I get paid to write, which is the greatest job on earth. But if one day that were to cease, you mugs will never hear from me again. A guy like me can’t self-publish on Amazon or self-promote on Substack because my work is banned on Amazon and to get subs via self-promotion I’d have to include positive testimonials, which I couldn’t do without violating many trusts.
I don’t always mind when something I’ve written is “appropriated” elsewhere.

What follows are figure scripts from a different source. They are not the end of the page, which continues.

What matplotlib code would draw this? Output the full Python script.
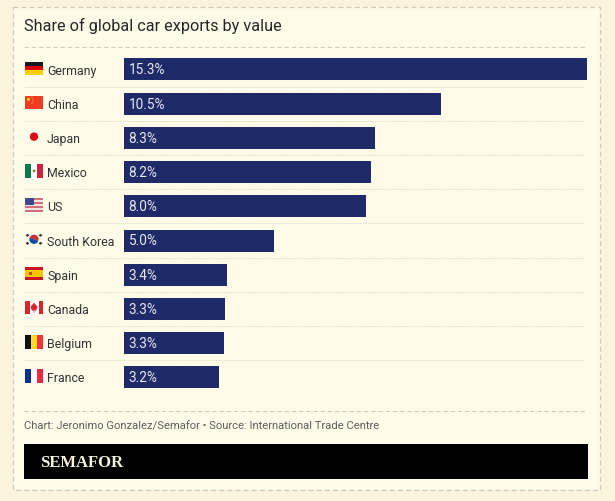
import matplotlib
matplotlib.use("Agg")
import matplotlib.pyplot as plt
from matplotlib.patches import Rectangle, Circle, Polygon, Wedge

countries = ["Germany", "China", "Japan", "Mexico", "US", "South Korea", "Spain", "Canada", "Belgium", "France"]
shares = [15.3, 10.48, 8.3, 8.18, 8.0, 4.98, 3.41, 3.35, 3.32, 3.15]
share_labels = ["15.3%", "10.5%", "8.3%", "8.2%", "8.0%", "5.0%", "3.4%", "3.3%", "3.3%", "3.2%"]
title = "Share of global car exports by value"
source = "Chart: Jeronimo Gonzalez/Semafor \u2022 Source: International Trade Centre"
brand = "SEMAFOR"

W, H = 615, 502
OUTER = "#FAF4DC"
INNER = "#FFFBE9"
NAVY = "#1F2A69"
INK = "#333333"
RULE = "#CFCDBB"
FONT = ["Roboto", "DejaVu Sans"]

fig = plt.figure(figsize=(W / 100, H / 100), dpi=100, facecolor=OUTER)

# page layer in pixel coordinates (y downwards)
bg = fig.add_axes([0, 0, 1, 1], zorder=0)
bg.set_xlim(0, W)
bg.set_ylim(H, 0)
bg.axis("off")

bg.add_patch(Rectangle((12.5, 7.5), 587, 483, fc=INNER, ec="#CDCBBB", lw=0.9, ls=(0, (4, 2.5))))
bg.text(24, 25.5, title, fontsize=11.72, color="#262626", family=FONT, va="center", ha="left")
bg.plot([24, 587], [47.5, 47.5], color=RULE, lw=0.8, ls=(0, (4, 2.5)))
bg.plot([24, 587], [411.5, 411.5], color=RULE, lw=0.8, ls=(0, (4, 2.5)))

# bars
ROW0, ROWSTEP = 70.4, 34.22
top = ROW0 - ROWSTEP / 2
bottom = top + ROWSTEP * len(shares)
ax = fig.add_axes([123.5 / W, 1 - bottom / H, (587 - 123.5) / W, (bottom - top) / H], zorder=2)
ax.set_xlim(0, 15.3)
ax.set_ylim(len(shares) - 0.5, -0.5)
ax.axis("off")
ax.patch.set_alpha(0)
ax.barh(list(range(len(shares))), shares, height=22 / ROWSTEP, color=NAVY, linewidth=0)
for i, lab in enumerate(share_labels):
    ax.annotate(lab, (0, i), xytext=(5, 0), textcoords="offset pixels",
                color="#E6E8F4", fontsize=9.8, family=FONT, va="center", ha="left")

# rows: separators, names
for i, name in enumerate(countries):
    y = ROW0 + i * ROWSTEP
    bg.text(47, y + 0.6, name, fontsize=8.9, color=INK, family=FONT, va="center", ha="left")
    if i < len(countries) - 1:
        bg.plot([25, 585], [y + ROWSTEP / 2, y + ROWSTEP / 2], color="#D9D7C4", lw=0.8, ls=(0, (1, 1.2)))


def stripes_h(y, cols, x=25, w=18, h=13.4):
    s = h / len(cols)
    for k, c in enumerate(cols):
        bg.add_patch(Rectangle((x, y - h / 2 + k * s), w, s, fc=c, lw=0))


def stripes_v(y, cols, x=25, w=18, h=13.4):
    s = w / len(cols)
    for k, c in enumerate(cols):
        bg.add_patch(Rectangle((x + k * s, y - h / 2), s, h, fc=c, lw=0))


ys = [ROW0 - 1.2 + i * ROWSTEP for i in range(10)]
# Germany
stripes_h(ys[0], ["#1A1A1A", "#DD0000", "#FFCE00"])
# China
stripes_h(ys[1], ["#EE3B24"])
bg.add_patch(Circle((28.5, ys[1] - 3), 1.5, fc="#FFDE00", lw=0))
for dx, dy in [(32, -5), (33, -3), (33, -1), (32, 1)]:
    bg.add_patch(Circle((dx, ys[1] + dy), 0.5, fc="#FFDE00", lw=0))
# Japan
bg.add_patch(Circle((34, ys[2]), 4.2, fc="#D80B16", lw=0))
# Mexico
stripes_v(ys[3], ["#0B7A4B", "#FFFFFF", "#D0233F"])
bg.add_patch(Circle((34, ys[3]), 1.3, fc="#8A6B3A", lw=0))
# US
stripes_h(ys[4], ["#D0707C", "#F4E4E0"] * 3 + ["#D0707C"])
bg.add_patch(Rectangle((25, ys[4] - 6.7), 9, 7, fc="#3C4A8C", lw=0))
# South Korea
bg.add_patch(Wedge((34, ys[5]), 4.6, 200, 20, fc="#CD2E3A", lw=0))
bg.add_patch(Wedge((34, ys[5]), 4.6, 20, 200, fc="#0F4A9C", lw=0))
for dx, dy in [(-6.5, -4), (6.5, -4), (-6.5, 4), (6.5, 4)]:
    bg.add_patch(Polygon([(34 + dx - 2, ys[5] + dy), (34 + dx, ys[5] + dy - 1.5),
                          (34 + dx + 2, ys[5] + dy), (34 + dx, ys[5] + dy + 1.5)], fc="#333333", lw=0))
# Spain
stripes_h(ys[6], ["#C8181E", "#FFC400", "#FFC400", "#C8181E"])
bg.add_patch(Rectangle((29, ys[6] - 1.5), 2.5, 3, fc="#B5541C", lw=0))
# Canada
stripes_v(ys[7], ["#D8262C", "#FFFFFF", "#FFFFFF", "#D8262C"])
bg.add_patch(Polygon([(34, ys[7] - 5), (37.5, ys[7] - 1), (36, ys[7] + 3), (34.4, ys[7] + 2.5), (34.4, ys[7] + 5),
                      (33.6, ys[7] + 5), (33.6, ys[7] + 2.5), (32, ys[7] + 3), (30.5, ys[7] - 1)],
                     fc="#D8262C", lw=0))
# Belgium
stripes_v(ys[8], ["#111111", "#FDDA24", "#EF3340"])
# France
stripes_v(ys[9], ["#0F2F8F", "#FFFFFF", "#EE2A43"])

# footer
bg.text(24, 426.2, source, fontsize=8.1, color="#5E5E5E", family=FONT, va="center", ha="left")
bg.add_patch(Rectangle((24, 444.5), 564, 35, fc="#000000", lw=0))
bg.text(40, 462.8, brand, fontsize=12.0, color="#F7F3DF", family="Liberation Serif",
        weight="bold", va="center", ha="left")

fig.savefig("out.png", dpi=100, facecolor=OUTER)
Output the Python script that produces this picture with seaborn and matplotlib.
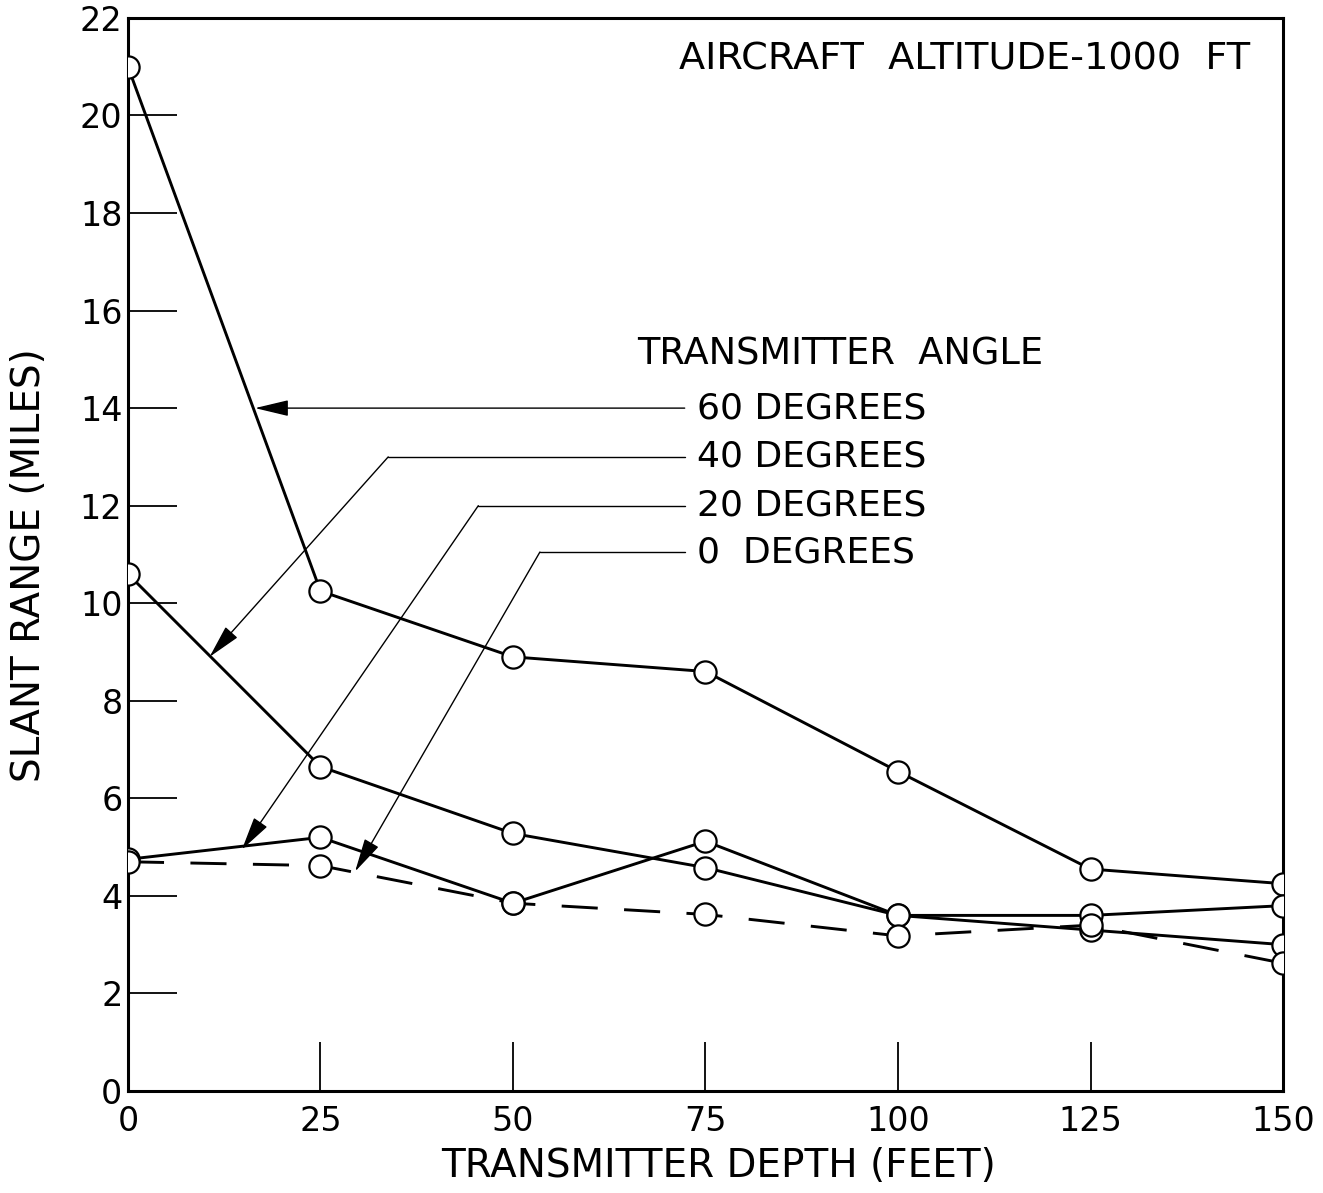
import matplotlib
matplotlib.use("Agg")
import pandas as pd
import matplotlib.pyplot as plt
import seaborn as sns

# values
depth = [0, 25, 50, 75, 100, 125, 150]
range_60 = [21.0, 10.25, 8.9, 8.6, 6.55, 4.55, 4.25]
range_40 = [10.6, 6.65, 5.28, 4.58, 3.6, 3.3, 3.0]
range_20 = [4.75, 5.2, 3.85, 5.12, 3.6, 3.6, 3.8]
range_0 = [4.7, 4.62, 3.85, 3.62, 3.18, 3.4, 2.62]
angle_labels = ["60 DEGREES", "40 DEGREES", "20 DEGREES", "0  DEGREES"]

x_ticks = [0, 25, 50, 75, 100, 125, 150]
y_ticks = [0, 2, 4, 6, 8, 10, 12, 14, 16, 18, 20, 22]

series = [range_60, range_40, range_20, range_0]
df = pd.concat(
    [pd.DataFrame({"depth": depth, "range": vals, "angle": lab})
     for vals, lab in zip(series, angle_labels)],
    ignore_index=True,
)

sns.set_style("white")
plt.rcParams["font.family"] = ["DejaVu Sans"]
plt.rcParams["text.color"] = "black"
plt.rcParams["axes.labelcolor"] = "black"
plt.rcParams["xtick.color"] = "black"
plt.rcParams["ytick.color"] = "black"
plt.rcParams["lines.scale_dashes"] = False

fig = plt.figure(figsize=(13.23, 11.93), dpi=100)
ax = fig.add_axes([0.0967, 0.0855, 0.8731, 0.8995])

for lab in angle_labels:
    sub = df[df["angle"] == lab]
    ls = (0, (26, 19)) if lab.startswith("0 ") else "-"
    sns.lineplot(
        data=sub, x="depth", y="range", ax=ax, color="black",
        linewidth=2.1, linestyle=ls, marker="o", markersize=16,
        markerfacecolor="white", markeredgecolor="black",
        markeredgewidth=1.6, legend=False, zorder=3,
    )

ax.set_xlim(0, 150)
ax.set_ylim(0, 22)
ax.set_xticks(x_ticks)
ax.set_yticks(y_ticks)
ax.set_xticklabels([str(t) for t in x_ticks], fontsize=24)
ax.set_yticklabels([str(t) for t in y_ticks], fontsize=24)
ax.tick_params(axis="both", direction="in", length=35, width=1.3,
               color="black", bottom=True, left=True)
ax.tick_params(axis="x", pad=10)
ax.tick_params(axis="y", pad=4)
for side in ax.spines.values():
    side.set_color("black")
    side.set_linewidth(2.2)

ax.set_xlabel("TRANSMITTER DEPTH (FEET)", fontsize=28)
ax.set_ylabel("SLANT RANGE (MILES)", fontsize=28)
ax.xaxis.set_label_coords(0.511, -0.052)
ax.yaxis.set_label_coords(-0.069, 0.49)

# annotations
ax.text(145.7, 21.15, "AIRCRAFT  ALTITUDE-1000  FT", fontsize=27.5,
        ha="right", va="center")
ax.text(66.1, 15.1, "TRANSMITTER  ANGLE", fontsize=26.5, ha="left", va="center")

arrow = dict(arrowstyle="-|>,head_length=2.1,head_width=0.5", color="black",
             lw=1.0, shrinkA=0, shrinkB=0, mutation_scale=10)
text_x = 73.9
line_start = 72.3
leaders = [
    # (label y, corner x, tip x, tip y)
    (14.0, None, 16.5, 14.0),
    (13.0, 33.8, 10.6, 8.9),
    (12.0, 45.5, 14.8, 4.95),
    (11.05, 53.5, 29.5, 4.5),
]
for lab, (ly, cx, tx, ty) in zip(angle_labels, leaders):
    ax.text(text_x, ly, lab, fontsize=26, ha="left", va="center")
    if cx is None:
        ax.annotate("", xy=(tx, ty), xytext=(line_start, ly), arrowprops=arrow)
    else:
        ax.plot([line_start, cx], [ly, ly], color="black", lw=1.0)
        ax.annotate("", xy=(tx, ty), xytext=(cx, ly), arrowprops=arrow)

fig.savefig("out.png", dpi=100)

On Jan. 31 I wrote a gag about “social justice commercials for products that have no need for them, like Cheez-It—because dammit if Cheez-It stands for anything it’s social justice.”
The very next Saturday, Feb. 6, SNL did a sketch about Cheez-It doing a “woke” commercial where the company brags about how it stands for social justice.
“Parallel thinking” does occur in comedy, but there are two massive coincidences at play here: The hugely specific gag was repeated verbatim, and it aired on the first SNL after my column was posted. But I was flattered. I’m not a comedy writer, so if someone who is found my work worthy, they’ve honored me.
I was less honored last week when a conservative darling repeated almost word-for-word a point from my Dec. 21 column about how the June 2020 statement by health professionals claiming that BLM protests were more important than Covid precautions represents the pivotal moment when the public lost faith in the medical establishment. Twitchy hailed the purloiner for having “nailed the moment that single-handedly destroyed trust in public health officials.”
As I’d done a week earlier.
No harm, no foul. But one day, I’m gonna re-Jewify my name and go back to making films. In 1998, I chose David Stein because it’s easy to pronounce. I’ll do the opposite this time and choose something even I can’t pronounce.
Sadly, Hrishikesh Hirway is already taken.